Interestingly, the Bean is one of the first to implement more than just a serial connection. In addition to the serial, the Bean has five “scratch” characteristics that can be used to read and write arbitrary data—although not as yet notify—to the Bluetooth LE radio on the Bean.

A systems view of the Light Blue Bean (credit: Punch Through Design)

A systems view of the Light Blue Bean (credit: Punch Through Design)

While its not true custom services—it’s getting close—closer in fact than most of the competitors, and Punch Through have told me that they’re “…working on allowing custom profiles.”

To access these scratch characteristics, and the onboard RGB LED and accelerometer, from the Arduino Punch Through has provided an Arduino Bean Library that allows you to talk back to the radio module—their LBM313 module which is based around the TI CC2540—that serves as the hub of the Bean.

Interestingly because of this architecture, that puts the LBM313 module in the middle, the Bean library can also include a Bean.sleep() function which you can use to put the power hungry ATmega328p—the Arduino—to sleep.
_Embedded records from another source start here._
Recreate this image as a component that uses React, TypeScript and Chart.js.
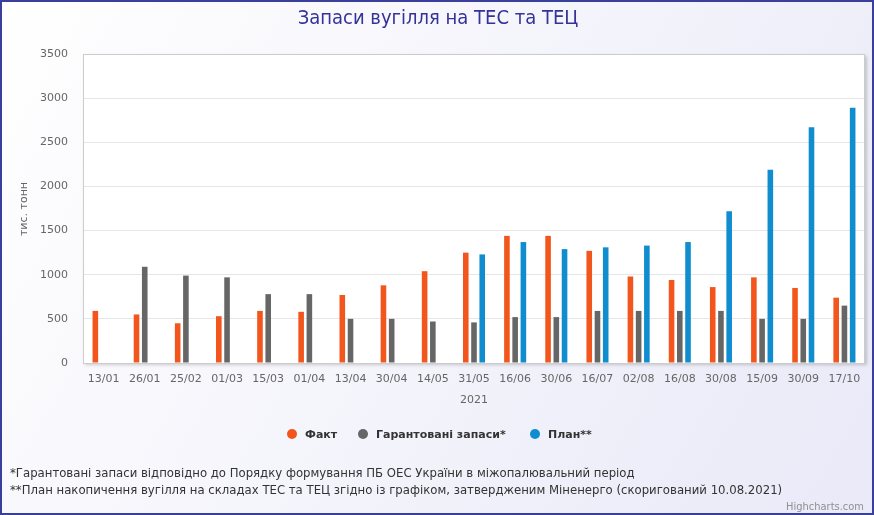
import React, { useEffect, useRef } from "react";
import { Chart, registerables } from "chart.js";

Chart.register(...registerables);

const categories = ["13/01","26/01","25/02","01/03","15/03","01/04","13/04","30/04","14/05","31/05","16/06","30/06","16/07","02/08","16/08","30/08","15/09","30/09","17/10"];
const fact = [590,550,450,530,590,580,770,880,1040,1250,1440,1440,1270,980,940,860,970,850,740];
const guaranteed = [null,1090,990,970,780,780,500,500,470,460,520,520,590,590,590,590,500,500,650];
const plan = [null,null,null,null,null,null,null,null,null,1230,1370,1290,1310,1330,1370,1720,2190,2670,2890];

const seriesNames = ["Факт", "Гарантовані запаси*", "План**"];
const seriesColors = ["#f2561d", "#666666", "#0f8dce"];

const titleText = "Запаси вугілля на ТЕС та ТЕЦ";
const yTitle = "тис. тонн";
const xTitle = "2021";
const footnotes = [
  "*Гарантовані запаси відповідно до Порядку формування ПБ ОЕС України в міжопалювальний період",
  "**План накопичення вугілля на складах ТЕС та ТЕЦ згідно із графіком, затвердженим Міненерго (скоригований 10.08.2021)",
];
const credit = "Highcharts.com";

const W = 874;
const H = 515;
const NARROW = '"Liberation Sans Narrow", "DejaVu Sans Condensed", sans-serif';
const SANS = '"DejaVu Sans", sans-serif';

const decor = {
  id: "decor",
  beforeDraw(chart: any) {
    const ctx = chart.ctx;
    const a = chart.chartArea;
    ctx.save();
    const g = ctx.createLinearGradient(0, 0, W, H);
    g.addColorStop(0, "#ffffff");
    g.addColorStop(1, "#e9e9f8");
    ctx.fillStyle = g;
    ctx.fillRect(0, 0, W, H);
    ctx.strokeStyle = "#3b3f9c";
    ctx.lineWidth = 2;
    ctx.strokeRect(1, 1, W - 2, H - 2);
    ctx.shadowColor = "rgba(0,0,0,0.18)";
    ctx.shadowOffsetX = 2;
    ctx.shadowOffsetY = 2;
    ctx.shadowBlur = 3;
    ctx.fillStyle = "#ffffff";
    ctx.fillRect(a.left, a.top, a.right - a.left, a.bottom - a.top);
    ctx.restore();
  },
  afterDraw(chart: any) {
    const ctx = chart.ctx;
    const a = chart.chartArea;
    ctx.save();
    ctx.strokeStyle = "#cccccc";
    ctx.lineWidth = 1;
    ctx.strokeRect(a.left + 0.5, a.top + 0.5, a.right - a.left - 1, a.bottom - a.top);
    ctx.fillStyle = "#333399";
    ctx.font = `20px ${NARROW}`;
    ctx.textAlign = "center";
    ctx.textBaseline = "middle";
    ctx.fillText(titleText, W / 2 + 1, 19);
    ctx.save();
    ctx.translate(24, 209);
    ctx.rotate(-Math.PI / 2);
    ctx.fillStyle = "#666666";
    ctx.font = `11px ${SANS}`;
    ctx.fillText(yTitle, 0, 0);
    ctx.restore();
    ctx.fillStyle = "#666666";
    ctx.font = `11px ${SANS}`;
    ctx.fillText(xTitle, (a.left + a.right) / 2, 400);
    ctx.font = `bold 11px ${SANS}`;
    ctx.textAlign = "left";
    const xs = [292, 363, 535];
    for (let i = 0; i < 3; i++) {
      ctx.fillStyle = seriesColors[i];
      ctx.beginPath();
      ctx.arc(xs[i], 434, 5, 0, Math.PI * 2);
      ctx.fill();
      ctx.fillStyle = "#333333";
      ctx.fillText(seriesNames[i], xs[i] + 13, 435);
    }
    ctx.fillStyle = "#333333";
    ctx.font = `13px ${NARROW}`;
    ctx.fillText(footnotes[0], 10, 474);
    ctx.fillText(footnotes[1], 10, 491);
    ctx.fillStyle = "#909090";
    ctx.font = `11px ${NARROW}`;
    ctx.textAlign = "right";
    ctx.fillText(credit, 864, 507);
    ctx.restore();
  },
};

export default function App() {
  const ref = useRef<HTMLCanvasElement | null>(null);
  useEffect(() => {
    document.body.style.margin = "0";
    const canvas = ref.current;
    if (!canvas) return;
    const chart = new Chart(canvas, {
      type: "bar",
      data: {
        labels: categories,
        datasets: [
          { label: seriesNames[0], data: fact, backgroundColor: seriesColors[0] },
          { label: seriesNames[1], data: guaranteed, backgroundColor: seriesColors[1] },
          { label: seriesNames[2], data: plan, backgroundColor: seriesColors[2] },
        ],
      },
      options: {
        animation: false,
        responsive: false,
        devicePixelRatio: 1,
        categoryPercentage: 0.6,
        barPercentage: 0.68,
        layout: { padding: { left: 0, right: 9, top: 54, bottom: 100 } },
        plugins: { legend: { display: false }, title: { display: false }, tooltip: { enabled: false } },
        scales: {
          x: {
            grid: { display: false, drawTicks: false },
            border: { display: false },
            ticks: { color: "#666666", font: { family: SANS, size: 11 }, padding: 10, maxRotation: 0, autoSkip: false },
            afterFit: (s: any) => { s.height = 52; },
          },
          y: {
            min: 0,
            max: 3500,
            grid: { color: "#e6e6e6", drawTicks: false },
            border: { display: false },
            ticks: {
              stepSize: 500,
              color: "#666666",
              font: { family: SANS, size: 11 },
              padding: 15,
              callback: (v: any) => String(v),
            },
            afterFit: (s: any) => { s.width = 83; },
          },
        },
      },
      plugins: [decor],
    } as any);
    return () => chart.destroy();
  }, []);
  return <canvas ref={ref} width={W} height={H} style={{ display: "block", width: W, height: H }} />;
}
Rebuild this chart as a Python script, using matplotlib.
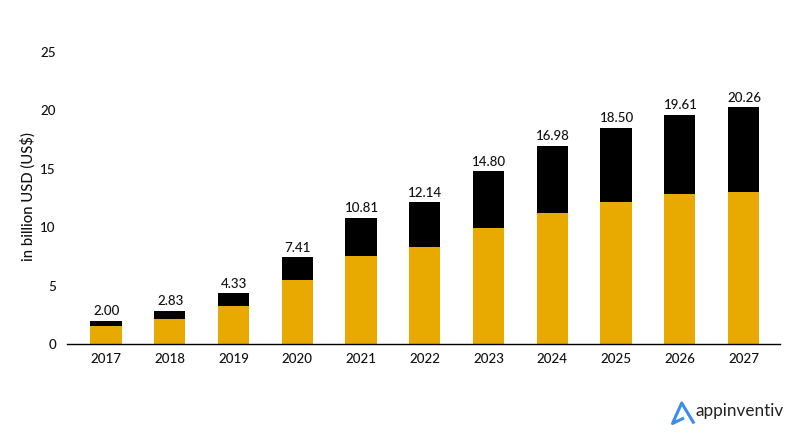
import matplotlib
matplotlib.use("Agg")
import matplotlib.pyplot as plt
from matplotlib.lines import Line2D

plt.rcParams['font.family'] = ['Lato', 'DejaVu Sans']

years = ['2017', '2018', '2019', '2020', '2021', '2022', '2023', '2024', '2025', '2026', '2027']
totals = [2.00, 2.83, 4.33, 7.41, 10.81, 12.14, 14.80, 16.98, 18.50, 19.61, 20.26]
gold_part = [1.5, 2.15, 3.25, 5.45, 7.5, 8.3, 9.9, 11.25, 12.15, 12.8, 13.05]
black_part = [t - g for t, g in zip(totals, gold_part)]
y_ticks = [0, 5, 10, 15, 20, 25]

W, H = 800, 441
fig = plt.figure(figsize=(W / 100, H / 100), dpi=100, facecolor='white')
ax = fig.add_axes([67 / W, (H - 344) / H, (780 - 67) / W, (344 - 52) / H])

x = list(range(len(years)))
ax.bar(x, gold_part, width=0.49, color='#E8AA00', edgecolor='none')
ax.bar(x, black_part, width=0.49, bottom=gold_part, color='#000000', edgecolor='none')

for xi, t in zip(x, totals):
    ax.annotate(f'{t:.2f}', (xi, t), xytext=(0.5, 2.5), textcoords='offset points',
                ha='center', va='bottom', fontsize=9.6, color='#111111', fontweight='medium')

ax.set_xlim(-0.61, 10.57)
ax.set_ylim(0, 25)
ax.set_xticks(x, years)
ax.set_yticks(y_ticks)
ax.tick_params(axis='both', length=0, labelsize=9.6, labelcolor='#111111')
for lbl in ax.get_xticklabels() + ax.get_yticklabels():
    lbl.set_fontweight('medium')
ax.tick_params(axis='x', pad=6.5)
ax.tick_params(axis='y', pad=8)
for s in ['top', 'right', 'left']:
    ax.spines[s].set_visible(False)
ax.spines['bottom'].set_linewidth(1.0)
ax.spines['bottom'].set_color('#000000')
fig.text(28 / W, 1 - 197 / H, 'in billion USD (US$)', rotation=90, ha='center', va='center',
         fontsize=10.7, color='#111111', fontweight='medium')

# Logo
fx = lambda p: p / W
fy = lambda p: 1 - p / H
lx = [694, 681.7, 672.5, 684]
ly = [423.5, 403, 423.5, 418]
fig.add_artist(Line2D([fx(v) for v in lx], [fy(v) for v in ly], color='#3B8EE8', lw=2.2,
                      solid_joinstyle='round', solid_capstyle='butt'))
fig.text(696 / W, fy(416), 'appinventiv', fontsize=12.3, color='#222222', ha='left', va='baseline')

fig.savefig('out.png', dpi=100)
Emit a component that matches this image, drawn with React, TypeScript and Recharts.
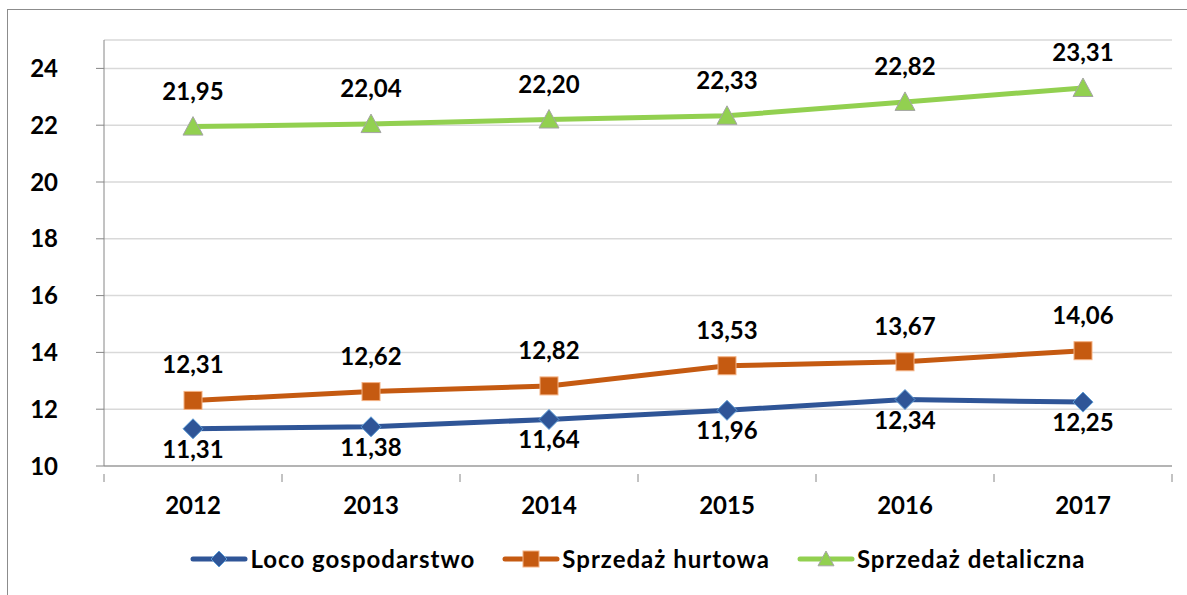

This is a stand out feature for the Bean, something that I haven’t seen elsewhere and could be a really interesting and valuable addition, used correctly. Of course used incorrectly, it could mean that communicating with the Bean becomes somewhat difficult.


Despite the difficulties I had getting, or rather failing to get, the Bean working I’m impressed with the Bean, or at least with its potential. Because it does show a lot of potential. The hardware architecture is well thought through, and the Arduino Bean library looks useful and well thought out. But right now the Bean Loader compatibility issues—and the lack of promised cross-platform support—are badly letting down what could be a stand out product.